What needs to be done: Below is some material; set it all down exactly, apart from the pictures.

Data excerpt:
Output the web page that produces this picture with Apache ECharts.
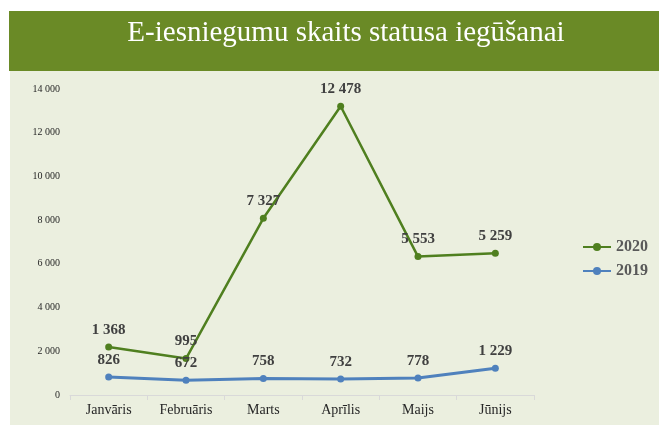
<!DOCTYPE html>
<html>
<head>
<meta charset="utf-8">
<script src="https://cdn.jsdelivr.net/npm/echarts@6/dist/echarts.min.js"></script>
<style>
  html, body { margin: 0; padding: 0; background: #fff; }
  #chart { width: 659px; height: 425px; }
</style>
</head>
<body>
<div id="chart"></div>
<script>
const months = ['Janvāris', 'Februāris', 'Marts', 'Aprīlis', 'Maijs', 'Jūnijs']
const values2019 = [826, 672, 758, 732, 778, 1229]
const values2020 = [1368, 995, 7327, 12478, 5553, 5259]
const yTicks = [0, 2000, 4000, 6000, 8000, 10000, 12000, 14000]

const serif = '"Liberation Serif", "DejaVu Serif", serif'
const fmt = v => String(v).replace(/\B(?=(\d{3})+(?!\d))/g, ' ')

const chart = echarts.init(document.getElementById('chart'), null, { renderer: 'canvas' })

const labelStyle = {
  show: true,
  position: 'top',
  distance: 6,
  fontFamily: serif,
  fontSize: 15,
  fontWeight: 'bold',
  color: '#404040',
}

chart.setOption({
  animation: false,
  textStyle: { fontFamily: serif },
  graphic: [
    { type: 'rect', left: 10, top: 71, shape: { width: 649, height: 354 }, style: { fill: '#ebefdf' }, z: -10 },
    { type: 'rect', left: 9, top: 11, shape: { width: 650, height: 60 }, style: { fill: '#6a8a26' }, z: -10 },
  ],
  title: {
    text: 'E-iesniegumu skaits statusa iegūšanai',
    left: 341,
    top: 14,
    textAlign: 'center',
    textStyle: { color: '#ffffff', fontFamily: serif, fontSize: 29, fontWeight: 'normal' },
  },
  legend: {
    orient: 'vertical',
    left: 577,
    top: 234,
    itemWidth: 28,
    itemHeight: 10,
    itemGap: 8,
    data: ['2020', '2019'],
    textStyle: { color: '#595959', fontFamily: serif, fontSize: 16, fontWeight: 'bold' },
  },
  grid: { left: 70, right: 125, top: 89, bottom: 30, containLabel: false },
  xAxis: {
    type: 'category',
    data: months,
    boundaryGap: true,
    axisLine: { lineStyle: { color: '#d9d9d9', width: 1 } },
    axisTick: { show: true, length: 5, lineStyle: { color: '#d9d9d9' } },
    axisLabel: { color: '#262626', fontFamily: serif, fontSize: 14, margin: 8 },
  },
  yAxis: {
    type: 'value',
    min: 0,
    max: 14000,
    interval: 2000,
    axisLine: { show: false },
    axisTick: { show: false },
    splitLine: { show: false },
    axisLabel: {
      color: '#262626', fontFamily: serif, fontSize: 10, margin: 10,
      formatter: v => yTicks.includes(v) ? fmt(v) : '',
    },
  },
  series: [
    {
      name: '2019',
      type: 'line',
      stack: 'total',
      data: values2019,
      symbol: 'circle',
      symbolSize: 7,
      lineStyle: { color: '#4f81bd', width: 3 },
      itemStyle: { color: '#4f81bd' },
      label: { ...labelStyle, formatter: p => fmt(p.value) },
    },
    {
      name: '2020',
      type: 'line',
      stack: 'total',
      data: values2020,
      symbol: 'circle',
      symbolSize: 7,
      lineStyle: { color: '#4f7f1f', width: 2.5 },
      itemStyle: { color: '#4f7f1f' },
      label: { ...labelStyle, formatter: p => fmt(p.value) },
    },
  ],
})
</script>
</body>
</html>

Result of the task:
Output the web page that produces this picture with Apache ECharts.
<!DOCTYPE html>
<html>
<head>
<meta charset="utf-8">
<script src="https://cdn.jsdelivr.net/npm/echarts@6/dist/echarts.min.js"></script>
<style>
  html, body { margin: 0; padding: 0; background: #fff; }
  #chart { width: 659px; height: 425px; }
</style>
</head>
<body>
<div id="chart"></div>
<script>
const months = ['Janvāris', 'Februāris', 'Marts', 'Aprīlis', 'Maijs', 'Jūnijs']
const values2019 = [826, 672, 758, 732, 778, 1229]
const values2020 = [1368, 995, 7327, 12478, 5553, 5259]
const yTicks = [0, 2000, 4000, 6000, 8000, 10000, 12000, 14000]

const serif = '"Liberation Serif", "DejaVu Serif", serif'
const fmt = v => String(v).replace(/\B(?=(\d{3})+(?!\d))/g, ' ')

const chart = echarts.init(document.getElementById('chart'), null, { renderer: 'canvas' })

const labelStyle = {
  show: true,
  position: 'top',
  distance: 6,
  fontFamily: serif,
  fontSize: 15,
  fontWeight: 'bold',
  color: '#404040',
}

chart.setOption({
  animation: false,
  textStyle: { fontFamily: serif },
  graphic: [
    { type: 'rect', left: 10, top: 71, shape: { width: 649, height: 354 }, style: { fill: '#ebefdf' }, z: -10 },
    { type: 'rect', left: 9, top: 11, shape: { width: 650, height: 60 }, style: { fill: '#6a8a26' }, z: -10 },
  ],
  title: {
    text: 'E-iesniegumu skaits statusa iegūšanai',
    left: 341,
    top: 14,
    textAlign: 'center',
    textStyle: { color: '#ffffff', fontFamily: serif, fontSize: 29, fontWeight: 'normal' },
  },
  legend: {
    orient: 'vertical',
    left: 577,
    top: 234,
    itemWidth: 28,
    itemHeight: 10,
    itemGap: 8,
    data: ['2020', '2019'],
    textStyle: { color: '#595959', fontFamily: serif, fontSize: 16, fontWeight: 'bold' },
  },
  grid: { left: 70, right: 125, top: 89, bottom: 30, containLabel: false },
  xAxis: {
    type: 'category',
    data: months,
    boundaryGap: true,
    axisLine: { lineStyle: { color: '#d9d9d9', width: 1 } },
    axisTick: { show: true, length: 5, lineStyle: { color: '#d9d9d9' } },
    axisLabel: { color: '#262626', fontFamily: serif, fontSize: 14, margin: 8 },
  },
  yAxis: {
    type: 'value',
    min: 0,
    max: 14000,
    interval: 2000,
    axisLine: { show: false },
    axisTick: { show: false },
    splitLine: { show: false },
    axisLabel: {
      color: '#262626', fontFamily: serif, fontSize: 10, margin: 10,
      formatter: v => yTicks.includes(v) ? fmt(v) : '',
    },
  },
  series: [
    {
      name: '2019',
      type: 'line',
      stack: 'total',
      data: values2019,
      symbol: 'circle',
      symbolSize: 7,
      lineStyle: { color: '#4f81bd', width: 3 },
      itemStyle: { color: '#4f81bd' },
      label: { ...labelStyle, formatter: p => fmt(p.value) },
    },
    {
      name: '2020',
      type: 'line',
      stack: 'total',
      data: values2020,
      symbol: 'circle',
      symbolSize: 7,
      lineStyle: { color: '#4f7f1f', width: 2.5 },
      itemStyle: { color: '#4f7f1f' },
      label: { ...labelStyle, formatter: p => fmt(p.value) },
    },
  ],
})
</script>
</body>
</html>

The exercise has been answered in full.